University employees shipping such items are encouraged to use an authorized agent. At this time, Expeditors and the Pasha Group are the University's authorized agents who provide EEI filings. The account representatives are Tanya Faddoul of Expeditors (tanya.faddoul@expeditors.com) and Fran Vollaro of the Pasha Group (fran_vollaro@pashanet.com).

If you need additional assistance in obtaining an export license, using a license exception or need help with required EEI information please contact exports@uw.edu.


Traveling internationally for the University of Washington on business does not exclude you from complying with export control regulations. Traveling with export-controlled items may require a license or the use of a license exception while you are out of the U.S. You are responsible in determining if your items are export-controlled and require the use of a license or license exception prior to traveling abroad. If you need assistance in determining if your item is export-controlled, please complete the Export Control Worksheet and send it to exports@uw.edu.

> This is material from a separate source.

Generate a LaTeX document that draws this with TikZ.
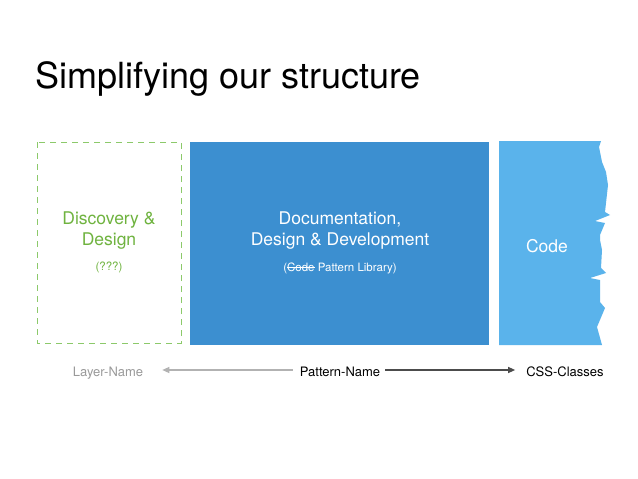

University of Washington employees may use license exceptions while traveling abroad. The most common exception being "TMP" (Temporary imports, exports and re-exports). This exception allows you to take the items and software abroad as a "Tools of Trade" as long as it is in "effective control" while abroad. You maintain effective control over an item when you either retain physical possession of the item, or secure the item in such an environment as a hotel safe, a bonded warehouse, or a locked or guarded exhibition facility. Tools of trade are exempt from filing requirements if the item is owned by the individual and intended for personal or business use and not for sale. Tools of trade under exception must be returned to the U.S. within one year from the date of export and must not be shipped under a bill of lading or air waybill. However, the use of TMP does not allow you to take items or software to Cuba, Iran, North Korea, Sudan, or Syria at this time. Please fill out the TMP Eligibility Certification form and maintain in your departmental file and on your person if you are making use of this export control license exception.

If you have any questions about the use of this or any other export control license exception, please contact OSP. For OSP to assist you, please review the CCL and have an idea of the potential Export Control Classification Number (ECCN) that applies to the material. Knowing the ECCN and the country(ies) you will be traveling to will enable OSP to assist you in determining if you are able to use a license exception. If your item is controlled by the ITAR contact OSP for license or license exemption requirements.

NOTE: When traveling with technical data that is export-controlled you incur a risk of inadvertently transferring controlled data to foreign persons and potentially committing an export violation. It is advised that only "clean" portable devices be taken outside the U.S. Contact OSP for alternative methods of access export-controlled technical data while abroad.

Red Flags

It is important to review export shipments for "Red Flags" which are possible indicators that an unlawful diversion may be happening. Shipping without a required license or to a prohibited destination or end-user must be avoided. If you feel like your shipment needs further review please contact OSP. Decide whether there are "red flags" of those involved in a project or those who are asking for export-controlled items, including software and technology. Take into account any abnormal circumstances in a transaction that indicate that the export may be destined for an inappropriate end-use, end-user, or destination. Review the denied party lists for all project members, end-users and others who may have access to the items.